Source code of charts
----

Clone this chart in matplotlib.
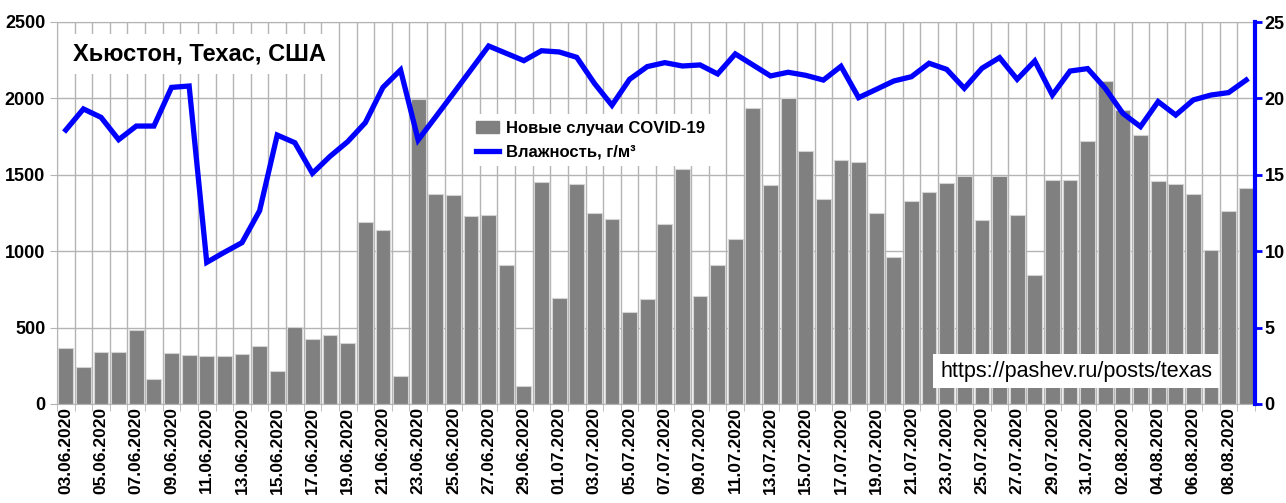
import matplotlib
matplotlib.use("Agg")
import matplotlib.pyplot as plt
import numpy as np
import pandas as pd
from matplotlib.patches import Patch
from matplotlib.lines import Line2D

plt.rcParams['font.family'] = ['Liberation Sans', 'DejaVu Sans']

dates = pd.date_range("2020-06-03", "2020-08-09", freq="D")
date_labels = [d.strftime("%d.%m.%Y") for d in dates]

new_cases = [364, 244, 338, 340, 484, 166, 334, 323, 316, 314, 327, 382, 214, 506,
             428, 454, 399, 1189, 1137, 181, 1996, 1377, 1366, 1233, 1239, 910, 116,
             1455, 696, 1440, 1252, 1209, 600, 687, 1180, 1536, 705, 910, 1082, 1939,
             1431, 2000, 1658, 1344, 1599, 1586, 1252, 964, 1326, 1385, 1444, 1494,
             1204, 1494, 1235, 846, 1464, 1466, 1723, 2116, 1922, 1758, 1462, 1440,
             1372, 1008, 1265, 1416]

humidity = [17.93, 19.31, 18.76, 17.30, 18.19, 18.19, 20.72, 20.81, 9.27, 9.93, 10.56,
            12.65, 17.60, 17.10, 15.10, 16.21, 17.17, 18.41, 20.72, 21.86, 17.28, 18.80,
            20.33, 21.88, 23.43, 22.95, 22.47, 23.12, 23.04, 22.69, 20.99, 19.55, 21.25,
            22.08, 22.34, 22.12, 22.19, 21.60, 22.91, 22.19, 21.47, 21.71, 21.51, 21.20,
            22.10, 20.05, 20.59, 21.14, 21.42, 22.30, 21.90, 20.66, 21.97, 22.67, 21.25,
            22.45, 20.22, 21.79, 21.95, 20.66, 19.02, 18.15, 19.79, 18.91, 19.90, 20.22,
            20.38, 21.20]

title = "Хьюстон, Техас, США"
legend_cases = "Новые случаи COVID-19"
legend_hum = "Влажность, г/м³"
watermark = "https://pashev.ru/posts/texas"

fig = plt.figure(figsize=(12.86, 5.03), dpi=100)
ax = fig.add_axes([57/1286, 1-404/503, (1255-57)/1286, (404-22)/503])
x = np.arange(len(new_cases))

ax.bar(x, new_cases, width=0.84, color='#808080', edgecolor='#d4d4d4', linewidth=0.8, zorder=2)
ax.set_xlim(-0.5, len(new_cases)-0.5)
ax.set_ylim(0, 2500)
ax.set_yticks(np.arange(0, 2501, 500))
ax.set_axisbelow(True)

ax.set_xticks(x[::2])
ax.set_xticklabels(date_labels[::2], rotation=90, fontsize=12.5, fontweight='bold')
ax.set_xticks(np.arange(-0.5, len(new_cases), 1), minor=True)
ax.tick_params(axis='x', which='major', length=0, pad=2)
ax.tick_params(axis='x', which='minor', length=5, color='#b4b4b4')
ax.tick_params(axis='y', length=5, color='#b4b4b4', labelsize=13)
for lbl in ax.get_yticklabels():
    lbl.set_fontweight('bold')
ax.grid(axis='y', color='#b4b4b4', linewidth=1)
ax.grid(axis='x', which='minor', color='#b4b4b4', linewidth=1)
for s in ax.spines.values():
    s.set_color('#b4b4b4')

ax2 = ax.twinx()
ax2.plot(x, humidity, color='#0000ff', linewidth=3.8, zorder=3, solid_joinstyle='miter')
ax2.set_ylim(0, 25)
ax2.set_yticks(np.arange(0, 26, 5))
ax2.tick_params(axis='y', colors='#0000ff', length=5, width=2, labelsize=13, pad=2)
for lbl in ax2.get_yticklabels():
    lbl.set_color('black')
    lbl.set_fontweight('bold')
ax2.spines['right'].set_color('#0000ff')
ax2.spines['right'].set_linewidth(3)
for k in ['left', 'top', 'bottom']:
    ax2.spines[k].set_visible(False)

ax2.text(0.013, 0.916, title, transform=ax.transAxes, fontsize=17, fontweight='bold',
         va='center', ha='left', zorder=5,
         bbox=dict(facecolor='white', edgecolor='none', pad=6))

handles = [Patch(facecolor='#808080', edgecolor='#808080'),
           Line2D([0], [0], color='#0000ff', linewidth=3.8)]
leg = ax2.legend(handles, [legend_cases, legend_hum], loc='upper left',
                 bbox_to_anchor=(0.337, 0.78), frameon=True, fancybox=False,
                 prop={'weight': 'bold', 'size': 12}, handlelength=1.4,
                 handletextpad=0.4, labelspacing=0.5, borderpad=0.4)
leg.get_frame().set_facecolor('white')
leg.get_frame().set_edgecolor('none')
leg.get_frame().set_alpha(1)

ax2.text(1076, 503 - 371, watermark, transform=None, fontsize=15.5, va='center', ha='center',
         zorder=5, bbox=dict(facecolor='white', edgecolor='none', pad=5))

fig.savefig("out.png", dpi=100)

----

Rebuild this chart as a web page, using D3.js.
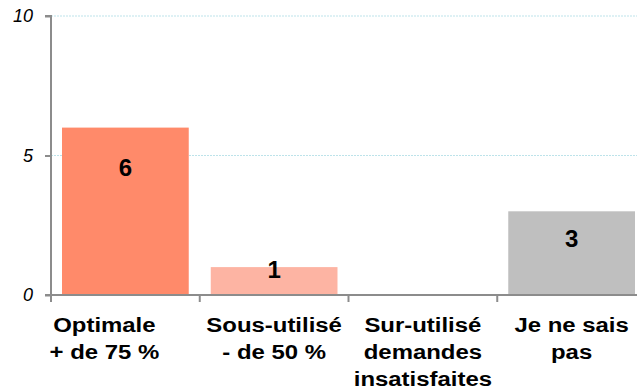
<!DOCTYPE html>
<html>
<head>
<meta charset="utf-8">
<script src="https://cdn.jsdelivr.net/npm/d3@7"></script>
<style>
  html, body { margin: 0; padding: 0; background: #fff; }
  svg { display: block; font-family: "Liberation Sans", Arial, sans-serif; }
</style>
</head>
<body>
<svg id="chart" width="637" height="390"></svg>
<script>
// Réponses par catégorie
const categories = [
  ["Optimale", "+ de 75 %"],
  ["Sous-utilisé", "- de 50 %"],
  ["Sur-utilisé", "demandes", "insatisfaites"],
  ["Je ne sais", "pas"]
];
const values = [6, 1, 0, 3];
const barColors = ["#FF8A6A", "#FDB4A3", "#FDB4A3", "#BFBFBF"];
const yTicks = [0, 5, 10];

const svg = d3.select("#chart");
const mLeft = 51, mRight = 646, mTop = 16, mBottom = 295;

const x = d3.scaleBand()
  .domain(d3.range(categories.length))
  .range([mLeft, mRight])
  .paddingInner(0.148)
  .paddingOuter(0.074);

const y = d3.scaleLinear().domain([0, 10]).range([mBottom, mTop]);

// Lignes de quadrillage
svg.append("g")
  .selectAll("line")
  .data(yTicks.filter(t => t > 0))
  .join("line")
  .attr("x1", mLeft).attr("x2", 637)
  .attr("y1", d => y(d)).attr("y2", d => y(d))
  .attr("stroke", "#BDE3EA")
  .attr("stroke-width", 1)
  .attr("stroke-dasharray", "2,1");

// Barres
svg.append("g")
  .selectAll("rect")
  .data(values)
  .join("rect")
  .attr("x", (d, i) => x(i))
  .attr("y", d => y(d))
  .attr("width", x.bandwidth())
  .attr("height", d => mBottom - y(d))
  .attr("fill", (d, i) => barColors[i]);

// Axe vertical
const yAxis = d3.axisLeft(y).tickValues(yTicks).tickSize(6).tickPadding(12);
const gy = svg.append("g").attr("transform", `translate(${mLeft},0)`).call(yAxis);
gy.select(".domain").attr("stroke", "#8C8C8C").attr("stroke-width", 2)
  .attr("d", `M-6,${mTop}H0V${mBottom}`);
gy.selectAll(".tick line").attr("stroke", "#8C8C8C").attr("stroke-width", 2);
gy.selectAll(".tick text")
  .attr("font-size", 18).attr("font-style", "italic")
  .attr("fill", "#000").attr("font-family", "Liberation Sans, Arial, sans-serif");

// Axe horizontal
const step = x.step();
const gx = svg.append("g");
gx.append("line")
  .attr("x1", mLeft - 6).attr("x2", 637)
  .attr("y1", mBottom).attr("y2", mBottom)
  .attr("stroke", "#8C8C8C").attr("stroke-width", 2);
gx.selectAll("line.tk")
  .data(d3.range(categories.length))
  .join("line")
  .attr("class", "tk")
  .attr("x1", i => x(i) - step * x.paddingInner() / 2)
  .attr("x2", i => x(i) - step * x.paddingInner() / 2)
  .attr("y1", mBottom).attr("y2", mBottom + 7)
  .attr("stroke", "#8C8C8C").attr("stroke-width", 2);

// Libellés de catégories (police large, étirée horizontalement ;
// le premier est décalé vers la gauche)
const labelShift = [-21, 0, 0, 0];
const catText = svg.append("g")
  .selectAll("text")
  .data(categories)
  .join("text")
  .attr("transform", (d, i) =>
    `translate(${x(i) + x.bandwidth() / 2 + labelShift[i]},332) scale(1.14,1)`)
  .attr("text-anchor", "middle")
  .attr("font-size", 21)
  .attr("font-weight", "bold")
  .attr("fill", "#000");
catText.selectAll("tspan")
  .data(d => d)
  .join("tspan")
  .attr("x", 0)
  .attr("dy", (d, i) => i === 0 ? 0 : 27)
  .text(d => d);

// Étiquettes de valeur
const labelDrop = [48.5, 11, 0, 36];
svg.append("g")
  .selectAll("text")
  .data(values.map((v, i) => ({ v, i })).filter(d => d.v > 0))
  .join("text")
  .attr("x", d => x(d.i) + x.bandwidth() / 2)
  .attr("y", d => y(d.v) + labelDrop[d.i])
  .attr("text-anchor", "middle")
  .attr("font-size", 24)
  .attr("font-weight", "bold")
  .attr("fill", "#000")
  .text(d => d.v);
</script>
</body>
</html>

----

> **What is required**
Where a line of the material above holds the string "matplotlib", copy that line.

> **Response to the task**
Clone this chart in matplotlib.
import matplotlib
matplotlib.use("Agg")
import matplotlib.pyplot as plt
from matplotlib.patches import Patch
from matplotlib.lines import Line2D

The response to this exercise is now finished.